Barrett has become a powerful voice for many minority groups. On their website, Barrett explains his intersection as “multi-talented brown trans disabled artist.” Barrett takes on many roles, including poet, performer, cultural worker, food blogger, and educator.

Barrett was born in Michigan and began writing poetry at a young age. He then received his undergraduate degree from DePaul University where he double-majored in Women’s and Gender Studies and Political Science. In 2002, Barrett began sharing his poetry, using that platform to touch on the intersectionality of his different identities.

In an interview with NYLON, Barrett acknowledges that “maybe I’m not in a mainstream magazine per se, but I’m honoring the way my communities look. There are all the movements by Trans People of Color, Gender Non-Conforming People of Color, Trans Femmes of Color engaging in a body politic so that there’s a future.”

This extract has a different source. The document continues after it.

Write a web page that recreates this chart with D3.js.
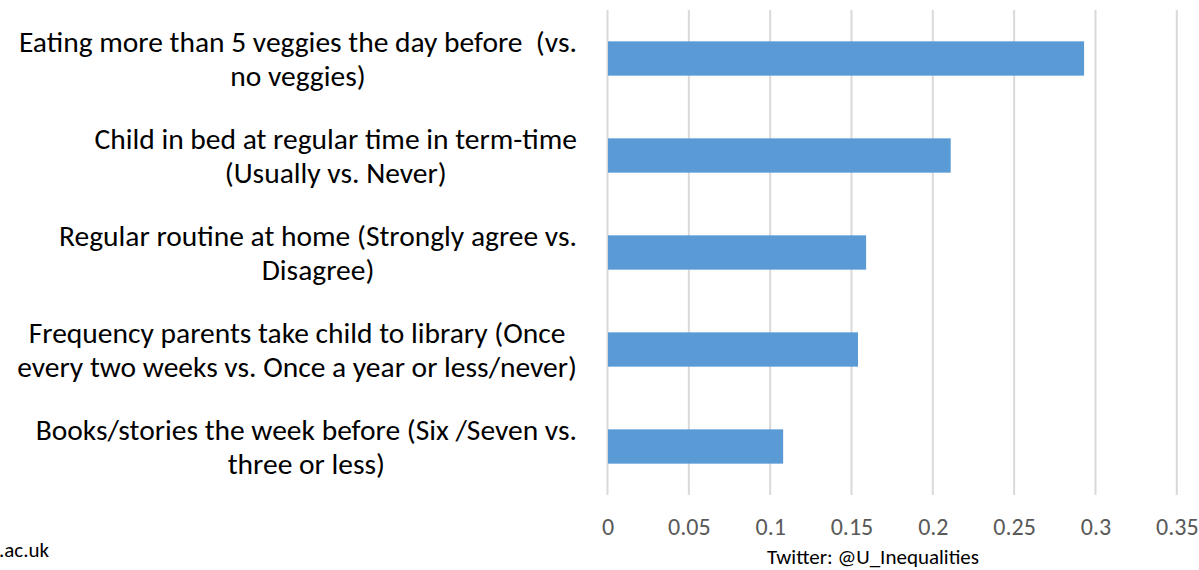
<!DOCTYPE html>
<html>
<head>
<meta charset="utf-8">
<script src="https://cdn.jsdelivr.net/npm/d3@7"></script>
<style>
  html, body { margin: 0; padding: 0; background: #fff; }
  svg { display: block; }
  text { font-family: Carlito, Calibri, Lato, "Open Sans", sans-serif; white-space: pre; }
</style>
</head>
<body>
<svg id="chart" width="1199" height="570"></svg>
<script>
// Category labels, one entry per wrapped line
const categories = [
  ["Eating more than 5 veggies the day before  (vs.", "no veggies)"],
  ["Child in bed at regular time in term-time", "(Usually vs. Never)"],
  ["Regular routine at home (Strongly agree vs.", "Disagree)"],
  ["Frequency parents take child to library (Once", "every two weeks vs. Once a year or less/never)"],
  ["Books/stories the week before (Six /Seven vs.", "three or less)"]
];
const values = [0.293, 0.211, 0.159, 0.154, 0.108];
const tickValues = [0, 0.05, 0.1, 0.15, 0.2, 0.25, 0.3, 0.35];
const tickLabels = ["0", "0.05", "0.1", "0.15", "0.2", "0.25", "0.3", "0.35"];

const svg = d3.select("#chart");
const plot = { left: 607.5, right: 1176.8, top: 10, bottom: 495 };

const x = d3.scaleLinear().domain([0, 0.35]).range([plot.left, plot.right]);
const y = d3.scaleBand()
  .domain(d3.range(categories.length))
  .range([plot.top, plot.bottom])
  .paddingInner(0.646)
  .paddingOuter(0.323);

// Vertical gridlines
svg.append("g")
  .selectAll("line")
  .data(tickValues)
  .join("line")
  .attr("x1", d => x(d)).attr("x2", d => x(d))
  .attr("y1", plot.top).attr("y2", plot.bottom)
  .attr("stroke", "#d9d9d9")
  .attr("stroke-width", 2);

// Bars
svg.append("g")
  .selectAll("rect")
  .data(values)
  .join("rect")
  .attr("x", x(0) + 0.5)
  .attr("y", (d, i) => y(i))
  .attr("width", d => x(d) - x(0) - 0.5)
  .attr("height", y.bandwidth())
  .attr("fill", "#5b9bd5");

// X axis tick labels
const xAxis = d3.axisBottom(x)
  .tickValues(tickValues)
  .tickFormat((d, i) => tickLabels[i])
  .tickSize(0)
  .tickPadding(0);
const gx = svg.append("g")
  .attr("transform", `translate(0,${plot.bottom})`)
  .call(xAxis);
gx.select(".domain").remove();
gx.selectAll("text")
  .attr("dy", null)
  .attr("y", 40)
  .attr("fill", "#595959")
  .style("font-size", "24px")
  .style("font-family", "Carlito, Calibri, Lato, 'Open Sans', sans-serif");

// Category labels: each block of lines is centred on itself and right-aligned to the axis
const labelRight = 577;
const lineGap = 34;
const labels = svg.append("g");
categories.forEach((lines, i) => {
  const cy = y(i) + y.bandwidth() / 2;
  const t = labels.append("text")
    .attr("fill", "#000")
    .style("font-size", "29.5px")
    .attr("text-anchor", "middle");
  const spans = lines.map((line, j) =>
    t.append("tspan")
      .attr("y", cy + (j - (lines.length - 1) / 2) * lineGap)
      .attr("dy", "0.35em")
      .text(line)
  );
  const w = d3.max(spans, s => s.node().getComputedTextLength());
  spans.forEach(s => s.attr("x", labelRight - w / 2));
});

// Footer credits
svg.append("text")
  .attr("x", -1).attr("y", 557)
  .attr("fill", "#000")
  .style("font-size", "21px")
  .text(".ac.uk");

svg.append("text")
  .attr("x", 873).attr("y", 564)
  .attr("text-anchor", "middle")
  .attr("fill", "#000")
  .style("font-size", "21px")
  .text("Twitter: @U_Inequalities");
</script>
</body>
</html>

This idea of body politic is something that is important for the LGBT community, and is reinforced when people like Barrett raise awareness about issues of race, disability, and sexuality. These intersections continue to appear in Barrett’s poetry and activist work.

In an interview with Apogee about his new collection of poetry called When the Chant Comes (2016), Barrett explained that “There’s no manual for children of migrants with class struggles whose parents died from the excruciating effects of the U.S. empire…There’s something to say when you carry the memories when others have gone beyond and aren’t breathing with us.”

Barrett uses their poetry as a tool for change. As he continues in this interview, “I want to check-in via poetry with my readers and with my ancestors, to make sure we’re moving together.”

If you want to learn more about this new poetry collection, you can find his interview on Apogee’s website. 

In closing, as Barrett reminds us, “It takes work to be who you are authentically in this world.”